**Task prompt**
Copy out each line of the listing that has the word "size" in it.

**Data extract**
------------------------
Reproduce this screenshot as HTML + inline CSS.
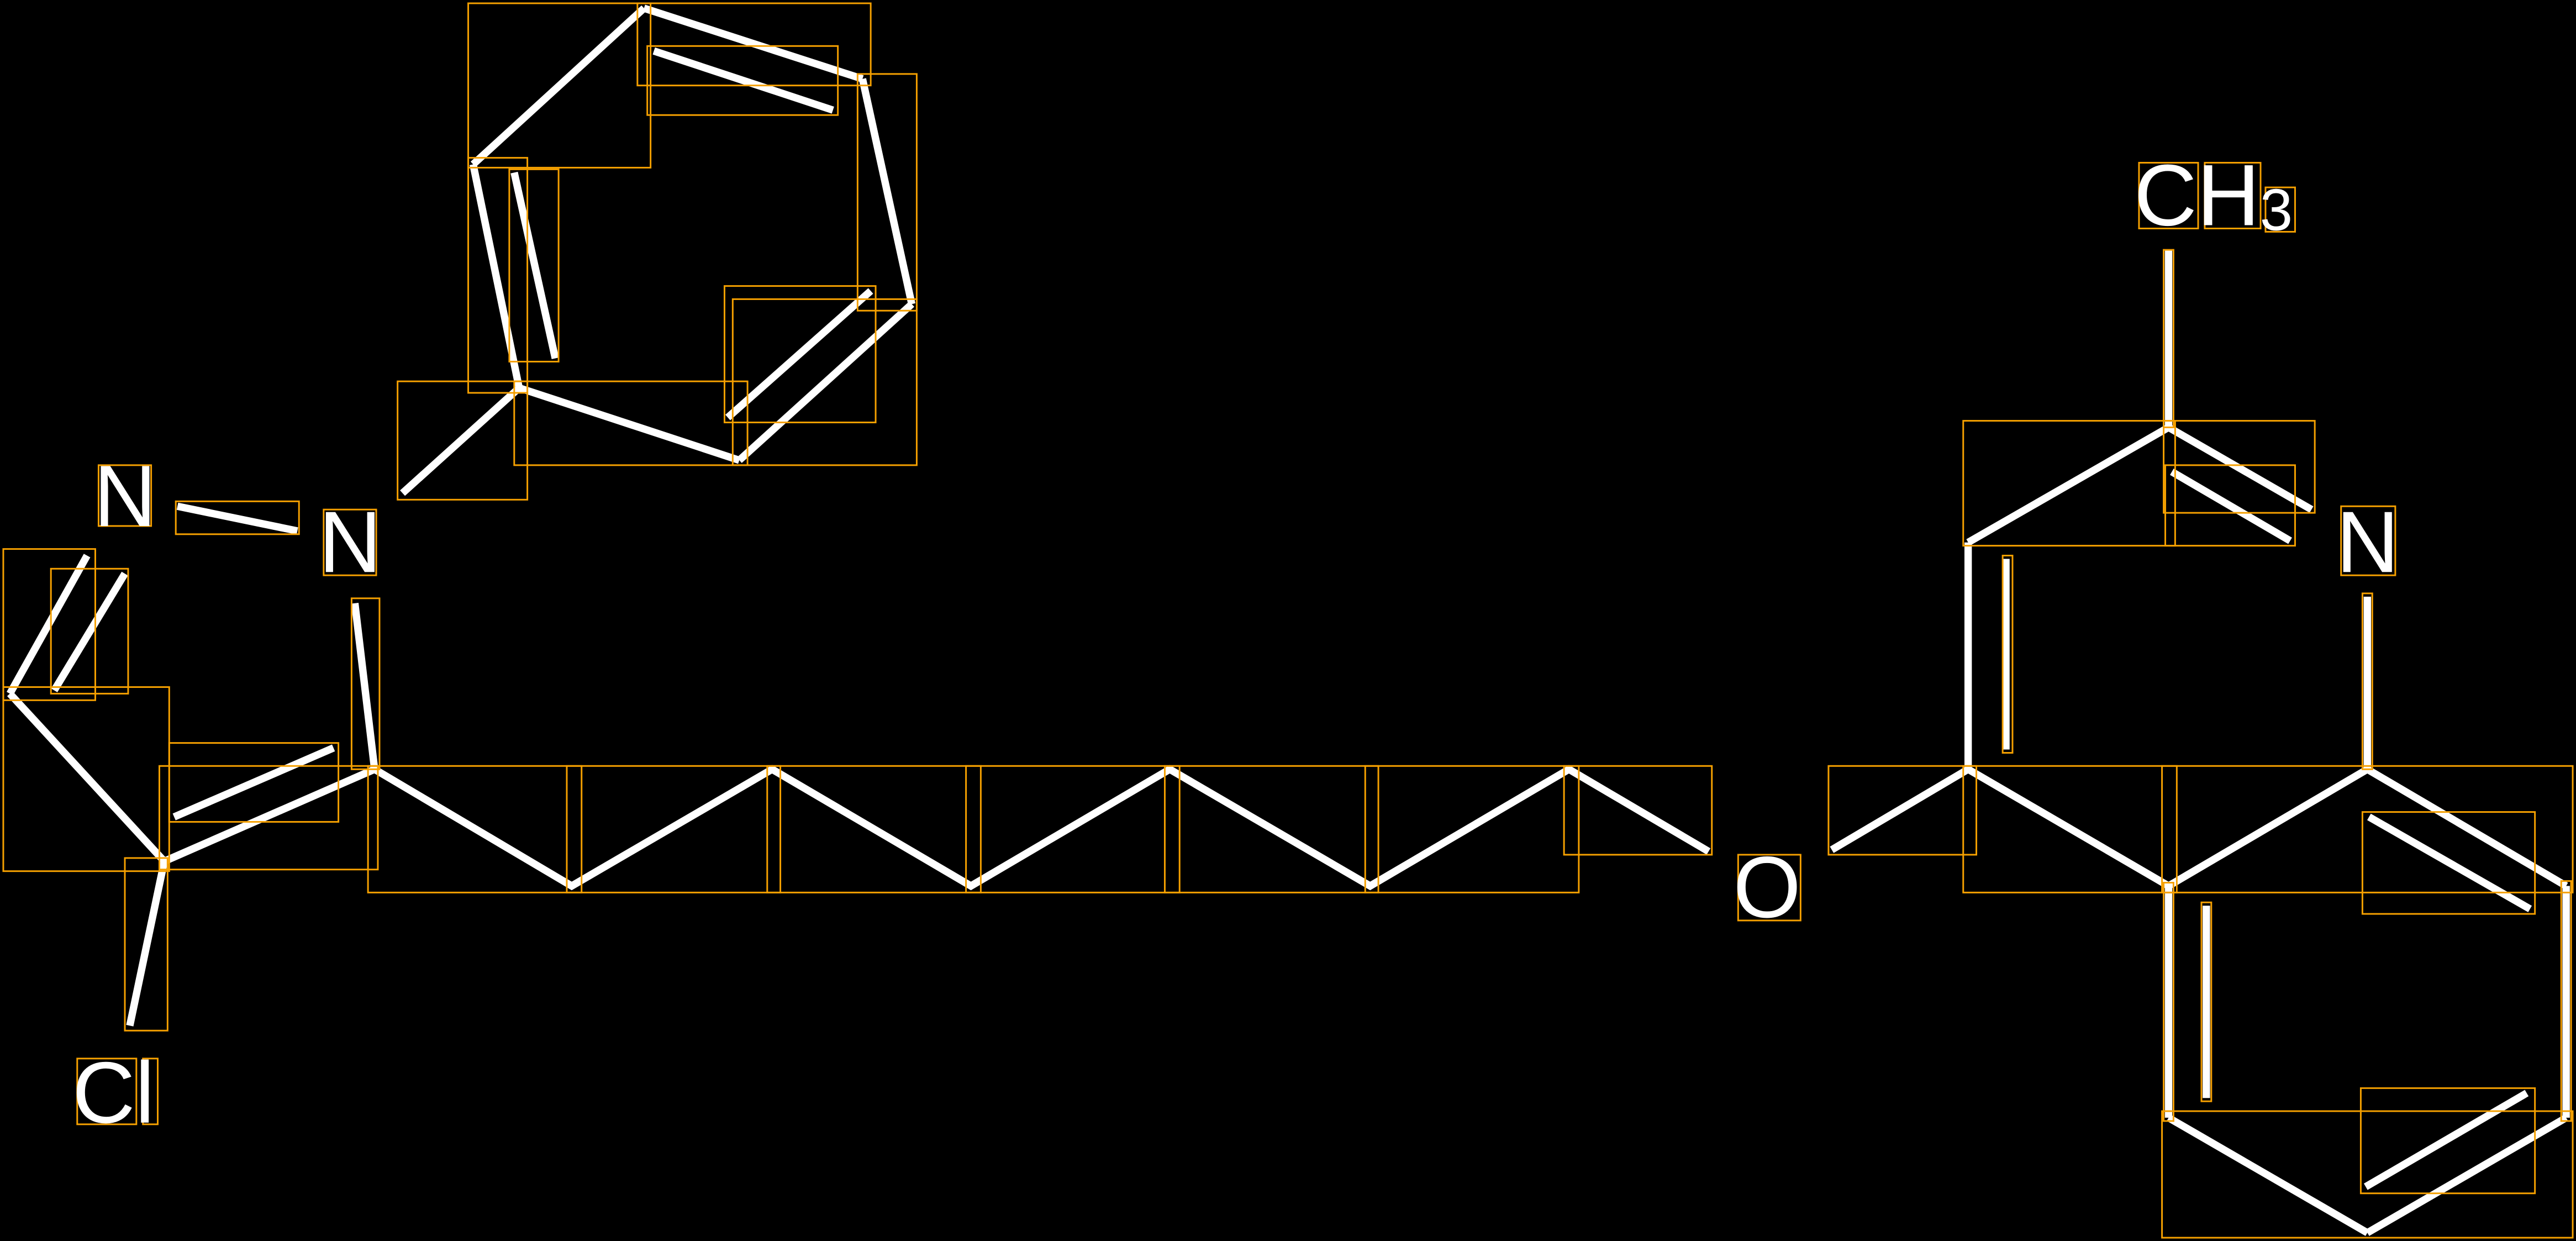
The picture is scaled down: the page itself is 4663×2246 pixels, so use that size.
<!DOCTYPE html>
<html><head><meta charset="utf-8"><style>html,body{margin:0;padding:0;background:#000;width:4663px;height:2246px;overflow:hidden}svg{display:block}</style></head>
<body>
<svg width="4663" height="2246" viewBox="0 0 1568 755" preserveAspectRatio="none" xmlns="http://www.w3.org/2000/svg">
<rect width="1568" height="755" fill="#000"/>
<g stroke="#fff" stroke-width="4.5" fill="none" stroke-linecap="butt">
<line x1="288" y1="100" x2="392" y2="5"/>
<line x1="392" y1="5" x2="525" y2="48"/>
<line x1="398" y1="31" x2="507" y2="67"/>
<line x1="525" y1="48" x2="555" y2="185"/>
<line x1="555" y1="185" x2="450" y2="280"/>
<line x1="443" y1="254" x2="530" y2="177"/>
<line x1="450" y1="280" x2="316" y2="236"/>
<line x1="316" y1="236" x2="288" y2="100"/>
<line x1="313" y1="105" x2="338" y2="218"/>
<line x1="316" y1="236" x2="245" y2="300"/>
<line x1="108" y1="308" x2="181" y2="323"/>
<line x1="53" y1="338" x2="6" y2="422"/>
<line x1="76" y1="349" x2="33" y2="420"/>
<line x1="6" y1="422" x2="100" y2="524"/>
<line x1="100" y1="524" x2="228" y2="468"/>
<line x1="106" y1="497" x2="203" y2="455"/>
<line x1="100" y1="524" x2="79" y2="624"/>
<line x1="216" y1="367" x2="228" y2="468"/>
<polyline points="228,468 348,539 470,468 591,539 712,468 834,539 955,468 1040,518"/>
<line x1="1115" y1="517" x2="1198" y2="468"/>
<polyline points="1198,468 1320,539 1441,468"/>
<line x1="1198" y1="468" x2="1198" y2="330"/>
<line x1="1221" y1="340" x2="1221" y2="456"/>
<line x1="1198" y1="330" x2="1320" y2="260"/>
<line x1="1320" y1="260" x2="1320" y2="152"/>
<line x1="1320" y1="260" x2="1407" y2="310"/>
<line x1="1322" y1="287" x2="1394" y2="329"/>
<line x1="1441" y1="363" x2="1441" y2="468"/>
<line x1="1441" y1="468" x2="1562" y2="539"/>
<line x1="1442" y1="497" x2="1540" y2="553"/>
<line x1="1562" y1="539" x2="1562" y2="680"/>
<line x1="1562" y1="680" x2="1441" y2="750"/>
<line x1="1440" y1="722" x2="1538" y2="665"/>
<line x1="1441" y1="750" x2="1320" y2="680"/>
<line x1="1320" y1="680" x2="1320" y2="539"/>
<line x1="1343" y1="551" x2="1343" y2="668"/>
</g>
<g stroke="#f5a000" stroke-width="1" fill="none">
<rect x="285" y="2" width="111" height="100"/>
<rect x="388" y="2" width="142" height="50"/>
<rect x="394" y="28" width="116" height="42"/>
<rect x="522" y="45" width="36" height="144"/>
<rect x="441" y="174" width="92" height="83"/>
<rect x="446" y="182" width="112" height="101"/>
<rect x="313" y="232" width="142" height="51"/>
<rect x="285" y="96" width="36" height="143"/>
<rect x="310" y="103" width="30" height="117"/>
<rect x="242" y="232" width="79" height="72"/>
<rect x="60" y="283" width="32" height="37"/>
<rect x="107" y="305" width="75" height="20"/>
<rect x="197" y="310" width="32" height="40"/>
<rect x="2" y="334" width="56" height="92"/>
<rect x="31" y="346" width="47" height="76"/>
<rect x="2" y="418" width="101" height="112"/>
<rect x="103" y="452" width="103" height="48"/>
<rect x="97" y="466" width="133" height="63"/>
<rect x="76" y="522" width="26" height="105"/>
<rect x="214" y="364" width="17" height="104"/>
<rect x="47" y="644" width="36" height="40"/>
<rect x="87" y="644" width="9" height="40"/>
<rect x="224" y="466" width="130" height="77"/>
<rect x="345" y="466" width="130" height="77"/>
<rect x="467" y="466" width="130" height="77"/>
<rect x="588" y="466" width="130" height="77"/>
<rect x="709" y="466" width="130" height="77"/>
<rect x="831" y="466" width="130" height="77"/>
<rect x="952" y="466" width="90" height="54"/>
<rect x="1058" y="520" width="38" height="40"/>
<rect x="1113" y="466" width="90" height="54"/>
<rect x="1195" y="466" width="130" height="77"/>
<rect x="1316" y="466" width="250" height="77"/>
<rect x="1195" y="256" width="129" height="76"/>
<rect x="1317" y="256" width="92" height="56"/>
<rect x="1318" y="283" width="79" height="49"/>
<rect x="1219" y="338" width="6" height="120"/>
<rect x="1317" y="152" width="6" height="108"/>
<rect x="1302" y="99" width="36" height="40"/>
<rect x="1342" y="99" width="34" height="40"/>
<rect x="1379" y="114" width="18" height="27"/>
<rect x="1425" y="308" width="33" height="42"/>
<rect x="1438" y="361" width="6" height="107"/>
<rect x="1438" y="494" width="105" height="62"/>
<rect x="1559" y="536" width="6" height="146"/>
<rect x="1437" y="662" width="106" height="64"/>
<rect x="1316" y="676" width="250" height="77"/>
<rect x="1317" y="537" width="6" height="145"/>
<rect x="1340" y="549" width="6" height="121"/>
</g>
<g fill="#fff" font-family="Liberation Sans, sans-serif" font-size="53">
<text x="57" y="320">N</text>
<text x="194" y="348">N</text>
<text x="44" y="683">Cl</text>
<text x="1055" y="558">O</text>
<text x="1299" y="137">CH<tspan font-size="36" dy="3">3</tspan></text>
<text x="1422" y="348">N</text>
</g>
</svg>
</body></html>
------------------------
**Answer to the task**
The picture is scaled down: the page itself is 4663×2246 pixels, so use that size.
<g fill="#fff" font-family="Liberation Sans, sans-serif" font-size="53">
<text x="1299" y="137">CH<tspan font-size="36" dy="3">3</tspan></text>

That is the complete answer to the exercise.